Their first clue that they were not going to get what they were expecting should have come when he arrived. He rode into town not on a horse, the symbol of military might in that time, he didn’t ride in perched atop a tank. He came in on a donkey, more like an old VW van. This Jesus came not to conquer but to preach a new way; to announce that, all appearances notwithstanding, Empire could not, would not, prevail; and to stand firm in those proclamations even though it meant that the Empire would kill him, as he knew it would, as he knew it, being Empire, must.

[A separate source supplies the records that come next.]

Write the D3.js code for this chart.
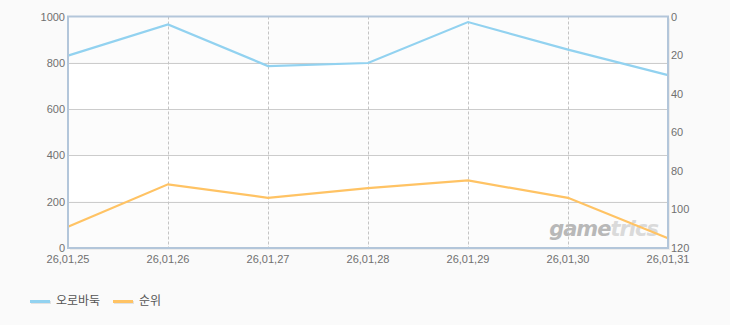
<!DOCTYPE html>
<html>
<head>
<meta charset="utf-8">
<script src="https://cdn.jsdelivr.net/npm/d3@7"></script>
<style>
  body { margin: 0; background: #fafafa; }
  text { font-family: "Liberation Sans", "Noto Sans CJK KR", sans-serif; }
</style>
</head>
<body>
<div id="chart"></div>
<script>
const WIDTH = 730;
const HEIGHT = 325;

// data
const dates = ['26,01,25', '26,01,26', '26,01,27', '26,01,28', '26,01,29', '26,01,30', '26,01,31'];
const scoreValues = [831, 966, 786, 799, 976, 857, 747];   // 오로바둑, left axis
const rankValues = [109, 87, 94, 89, 85, 94, 115];          // 순위, right axis (reversed)
const leftTicks = [0, 200, 400, 600, 800, 1000];
const rightTicks = [0, 20, 40, 60, 80, 100, 120];
const seriesNames = ['오로바둑', '순위'];
const seriesColors = ['#92d2f0', '#ffc364'];

const plot = { left: 68, right: 668, top: 16.5, bottom: 248 };

const svg = d3.select('#chart').append('svg')
    .attr('width', WIDTH)
    .attr('height', HEIGHT);

const x = d3.scalePoint().domain(dates).range([plot.left, plot.right]);
const yLeft = d3.scaleLinear().domain([0, 1000]).range([plot.bottom, plot.top]);
const yRight = d3.scaleLinear().domain([0, 120]).range([plot.top, plot.bottom]);

// shadow behind the frame
svg.append('rect')
    .attr('x', plot.left + 2).attr('y', plot.top + 2)
    .attr('width', plot.right - plot.left).attr('height', plot.bottom - plot.top)
    .attr('fill', '#ececec');

// alternating bands
const bands = d3.pairs(leftTicks);
svg.append('g').selectAll('rect')
    .data(bands)
    .enter().append('rect')
    .attr('x', plot.left)
    .attr('y', d => yLeft(d[1]))
    .attr('width', plot.right - plot.left)
    .attr('height', d => yLeft(d[0]) - yLeft(d[1]))
    .attr('fill', (d, i) => i % 2 === 0 ? '#fcfcfc' : '#ffffff');

// horizontal grid
svg.append('g').selectAll('line')
    .data(leftTicks.slice(1, -1))
    .enter().append('line')
    .attr('x1', plot.left).attr('x2', plot.right)
    .attr('y1', d => Math.round(yLeft(d)) + 0.5)
    .attr('y2', d => Math.round(yLeft(d)) + 0.5)
    .attr('stroke', '#cccccc');

// vertical dashed grid
svg.append('g').selectAll('line')
    .data(dates.slice(1, -1))
    .enter().append('line')
    .attr('x1', d => Math.round(x(d)) + 0.5)
    .attr('x2', d => Math.round(x(d)) + 0.5)
    .attr('y1', plot.top).attr('y2', plot.bottom)
    .attr('stroke', '#c4c4c4')
    .attr('stroke-dasharray', '3,2');

// watermark
const wm = svg.append('text')
    .attr('x', 658).attr('y', 236)
    .attr('text-anchor', 'end')
    .style('font-family', '"DejaVu Sans", sans-serif')
    .style('font-size', '21px')
    .style('font-weight', 'bold')
    .style('font-style', 'italic')
    .style('letter-spacing', '-1px');
wm.append('tspan').attr('fill', '#b8b8b8').text('game');
wm.append('tspan').attr('fill', '#dadada').text('trics');

// lines
const scoreLine = d3.line().x((d, i) => x(dates[i])).y(d => yLeft(d));
const rankLine = d3.line().x((d, i) => x(dates[i])).y(d => yRight(d));

svg.append('path')
    .attr('d', scoreLine(scoreValues))
    .attr('fill', 'none')
    .attr('stroke', seriesColors[0])
    .attr('stroke-width', 2.2);

svg.append('path')
    .attr('d', rankLine(rankValues))
    .attr('fill', 'none')
    .attr('stroke', seriesColors[1])
    .attr('stroke-width', 2.2);

// frame
svg.append('rect')
    .attr('x', plot.left).attr('y', plot.top)
    .attr('width', plot.right - plot.left).attr('height', plot.bottom - plot.top)
    .attr('fill', 'none')
    .attr('stroke', '#b3c6da')
    .attr('stroke-width', 2);

// axis labels
svg.append('g').selectAll('text')
    .data(leftTicks)
    .enter().append('text')
    .attr('x', 65)
    .attr('y', d => yLeft(d) + 4)
    .attr('text-anchor', 'end')
    .attr('fill', '#707070')
    .style('font-size', '11px')
    .text(d => d);

svg.append('g').selectAll('text')
    .data(rightTicks)
    .enter().append('text')
    .attr('x', 671)
    .attr('y', d => yRight(d) + 4)
    .attr('fill', '#707070')
    .style('font-size', '11px')
    .text(d => d);

svg.append('g').selectAll('text')
    .data(dates)
    .enter().append('text')
    .attr('x', d => x(d))
    .attr('y', 263)
    .attr('text-anchor', 'middle')
    .attr('fill', '#707070')
    .style('font-size', '11px')
    .text(d => d);

// legend
const legend = svg.append('g').selectAll('g')
    .data(seriesNames)
    .enter().append('g')
    .attr('transform', (d, i) => `translate(${30 + i * 83},301)`);

legend.append('rect')
    .attr('x', 1).attr('y', 0).attr('width', 20).attr('height', 3)
    .attr('fill', '#e2e2e2');
legend.append('rect')
    .attr('x', 0).attr('y', -1).attr('width', 20).attr('height', 3)
    .attr('fill', (d, i) => seriesColors[i]);
legend.append('text')
    .attr('x', 26).attr('y', 4)
    .attr('fill', '#555')
    .style('font-family', '"Noto Sans CJK KR", sans-serif')
    .style('font-size', '12px')
    .text(d => d);
</script>
</body>
</html>
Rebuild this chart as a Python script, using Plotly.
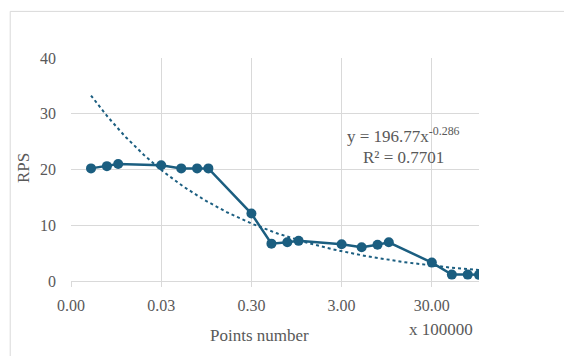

But this morning we see the people, people not unlike us, still hoping for an easy way out – for someone to fight and sacrifice for them; to conquer for them; to win, for them, a peace that no one else can, in fact, bestow.
And when, on Good Friday, the chickens come home to roost, when the full weight of Empire fell upon this itinerate preacher, this son of a Nazarene carpenter, this apostle of peace – those people, people not unlike you, not unlike me, those people turned on him. Disappointed, angry that he wasn’t what they expected, they threw him to the wolves. Even his followers, who kind-of got it, distanced themselves – "I don’t know him; he is nothing to me."

These stories of dashed hope, betrayal, failure, despair, cowardice, and fear… these are our stories. These are what get taken to the cross and the tomb with Jesus on Good Friday. These are what get redeemed, these are the people who get resurrected, on Easter.

Easter does not promise us that everything will be pretty; it doesn’t tell us that we can just forget our problems, put our miseries and shortcomings behind us. Holy Week teaches us that we achieve resurrection, redemption, and Easter glory not by turning our back on these things or going around them, but by going through them and coming out, with Jesus, on the other side.

Easter is not here yet. Don’t rush it. May you, instead, enter fully into this time of the Passion and have a blessed Holy Week.